**Problem statement:**
Return exactly, and only, the lines from the one holding "Clone this chart in Bokeh." through the one holding "from bokeh.resources import INLINE", both included; the pictures stay out.

**Exercise data:**
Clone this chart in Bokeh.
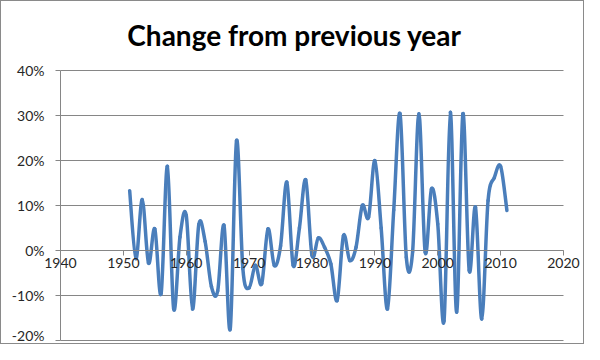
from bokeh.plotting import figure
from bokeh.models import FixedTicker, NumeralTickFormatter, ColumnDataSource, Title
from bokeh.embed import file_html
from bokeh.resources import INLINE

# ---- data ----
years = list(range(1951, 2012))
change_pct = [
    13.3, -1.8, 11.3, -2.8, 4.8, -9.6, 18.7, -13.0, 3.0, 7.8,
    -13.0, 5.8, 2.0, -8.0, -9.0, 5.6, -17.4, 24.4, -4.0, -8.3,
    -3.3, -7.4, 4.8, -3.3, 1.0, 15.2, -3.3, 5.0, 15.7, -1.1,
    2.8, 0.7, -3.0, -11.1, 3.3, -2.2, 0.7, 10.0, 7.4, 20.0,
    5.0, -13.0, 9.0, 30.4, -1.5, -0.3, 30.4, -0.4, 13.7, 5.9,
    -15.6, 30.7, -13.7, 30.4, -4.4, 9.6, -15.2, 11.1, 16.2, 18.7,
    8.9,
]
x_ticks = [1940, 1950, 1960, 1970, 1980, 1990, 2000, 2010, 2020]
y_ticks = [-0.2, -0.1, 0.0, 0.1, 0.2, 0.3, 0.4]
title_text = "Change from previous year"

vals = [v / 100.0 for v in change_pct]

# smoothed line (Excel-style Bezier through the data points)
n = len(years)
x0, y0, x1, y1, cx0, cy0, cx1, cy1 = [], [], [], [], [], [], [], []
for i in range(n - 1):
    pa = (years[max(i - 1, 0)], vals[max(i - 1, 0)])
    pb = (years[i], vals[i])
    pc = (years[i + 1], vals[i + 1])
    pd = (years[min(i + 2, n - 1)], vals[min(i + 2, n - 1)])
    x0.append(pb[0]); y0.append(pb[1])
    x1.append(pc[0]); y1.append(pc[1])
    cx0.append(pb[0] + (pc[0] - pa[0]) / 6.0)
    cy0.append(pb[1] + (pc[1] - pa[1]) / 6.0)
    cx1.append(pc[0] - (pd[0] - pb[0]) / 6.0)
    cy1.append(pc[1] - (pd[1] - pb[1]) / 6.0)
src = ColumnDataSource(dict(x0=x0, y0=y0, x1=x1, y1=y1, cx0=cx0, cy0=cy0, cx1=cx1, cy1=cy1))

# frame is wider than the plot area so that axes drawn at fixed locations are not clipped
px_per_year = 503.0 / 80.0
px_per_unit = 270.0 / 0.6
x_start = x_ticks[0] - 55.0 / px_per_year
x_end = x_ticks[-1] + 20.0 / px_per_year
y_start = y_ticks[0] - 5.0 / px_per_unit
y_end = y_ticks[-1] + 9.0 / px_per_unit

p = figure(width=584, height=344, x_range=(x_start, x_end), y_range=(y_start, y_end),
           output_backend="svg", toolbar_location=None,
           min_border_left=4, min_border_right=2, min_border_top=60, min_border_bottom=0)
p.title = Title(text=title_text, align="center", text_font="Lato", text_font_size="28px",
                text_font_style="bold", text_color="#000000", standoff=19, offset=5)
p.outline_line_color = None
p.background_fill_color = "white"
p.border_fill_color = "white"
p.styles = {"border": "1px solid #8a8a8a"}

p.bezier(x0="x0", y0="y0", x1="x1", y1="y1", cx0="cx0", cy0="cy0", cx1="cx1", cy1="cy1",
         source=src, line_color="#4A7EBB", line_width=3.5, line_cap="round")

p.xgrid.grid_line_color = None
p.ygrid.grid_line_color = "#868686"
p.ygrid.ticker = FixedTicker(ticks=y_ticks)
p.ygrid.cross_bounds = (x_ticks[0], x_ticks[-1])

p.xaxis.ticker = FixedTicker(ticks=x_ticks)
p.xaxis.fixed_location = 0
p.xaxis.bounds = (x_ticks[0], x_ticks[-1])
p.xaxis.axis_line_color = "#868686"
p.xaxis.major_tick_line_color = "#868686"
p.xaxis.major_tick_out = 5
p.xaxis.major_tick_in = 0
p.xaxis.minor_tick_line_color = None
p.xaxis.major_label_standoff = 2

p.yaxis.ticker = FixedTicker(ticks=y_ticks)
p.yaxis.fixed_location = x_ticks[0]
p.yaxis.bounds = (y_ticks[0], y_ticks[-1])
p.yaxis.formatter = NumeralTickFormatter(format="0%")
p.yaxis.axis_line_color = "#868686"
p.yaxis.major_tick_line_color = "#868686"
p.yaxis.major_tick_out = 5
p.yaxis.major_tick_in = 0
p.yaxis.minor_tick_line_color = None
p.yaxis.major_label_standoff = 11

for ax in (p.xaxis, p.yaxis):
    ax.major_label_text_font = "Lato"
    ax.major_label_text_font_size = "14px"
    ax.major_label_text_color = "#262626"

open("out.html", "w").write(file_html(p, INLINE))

==

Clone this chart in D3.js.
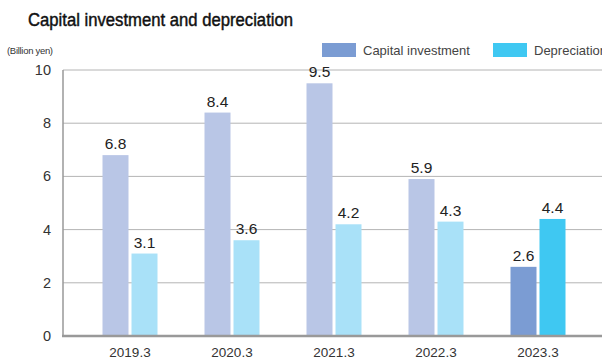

**In response:**
Clone this chart in Bokeh.
from bokeh.plotting import figure
from bokeh.models import FixedTicker, NumeralTickFormatter, ColumnDataSource, Title
from bokeh.embed import file_html
from bokeh.resources import INLINE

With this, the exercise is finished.